Mais le jeu sur la figure du gay n’est au fond qu’un prétexte. Reprocher au film son recours aux clichés, c’est confondre son objectif et les moyens qu’il se donne pour l’atteindre. Car Brüno, comme Borat avant lui, sert avant tout de révélateur des tares de l’Amérique contemporaine. Non seulement les réactions de ceux qu’il croise trahissent les stéréotypes qu’ils nourrissent, mais l’air de ne pas y toucher, le film dresse le portrait glaçant d’une société gangrenée par l’hypocrisie et le culte de la célébrité. Au fond, qu’est-ce qui est réellement obscène ? Des parents qui pour faire figurer leurs bébés dans une publicité sont prêts à tout – y compris à les faire liposucer ? Une star de la mode qui parle de son « engagement humanitaire », confortablement assise sur un Mexicain réquisitionné pour servir de chaise ? Des consultants richissimes qui comparent le cours symbolique du Darfour et du réchauffement climatique sur le marché du charity-business ? Des stars du cinéma et de la chanson qui vont piocher dans le Tiers Monde le petit noir qu’ils vont pouvoir adopter et exhiber fièrement devant les caméras ? Ou bien un pénis qui s’agite flasquement face caméra ?…

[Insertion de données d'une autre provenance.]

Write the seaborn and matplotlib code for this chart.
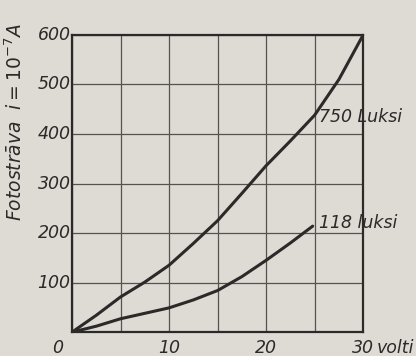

Le film fait mouche, donc, mais à plusieurs endroits il atteint hélas ses limites. D’abord, par abus de facilité, les rares fois où il se contente de se moquer à peu de frais des réactions des gens normaux devant le comportement outrancier de Brüno : ce n’est ni compliqué ni pertinent de choquer des passants ou le personnel d’un hôtel en s’exhibant en tenue sado-maso. Plus gênant : le film cesse d’être convaincant quand il s’aventure hors d’Amérique. Les pitreries de Sacha Baron Cohen cherchant à réconcilier Israéliens et Palestiniens tombent carrément à plat, le sujet dépassant très clairement le cadre de la satire de mœurs. Le film précédent de Larry Charles, Religolo, souffrait du même travers : en réduisant le conflit israélo-palestinien à une simple querelle religieuse, l’escapade de l’humoriste Bill Maher au Moyen-Orient était surtout révélatrice de l’arrogance d’une certaine Amérique, et de son incapacité à percevoir les réalités culturelles, historiques et géopolitiques. Fort heureusement, cette digression ne dure pas très longtemps dans Brüno, et une fois revenu en Amérique le film retrouve rapidement ses marques.
En l’état et malgré ses imperfections, Brüno est l’une des œuvres les plus subversives qu’on puisse voir aujourd’hui, et fait regretter qu’en France nous devions nous contenter d’un Baffie et d’un Lafesse quand les Anglo-Saxons ont Sacha Baron Cohen. On peut donc souhaiter une longue carrière cinématographique à l’humoriste britannique, à la double condition qu’il ne se contente pas de gérer son fonds de commerce, et qu’il concentre ses attaques sur des cibles et des sujets pour lesquels le recours à la provocation est approprié. Mais comme tous les personnages qu’il avait inventés (Ali G, Borat, Brüno) ont désormais eu les honneurs du grand écran, et qu’il commence à être trop connu pour continuer à tromper son monde, il semble désormais condamné à se renouveler.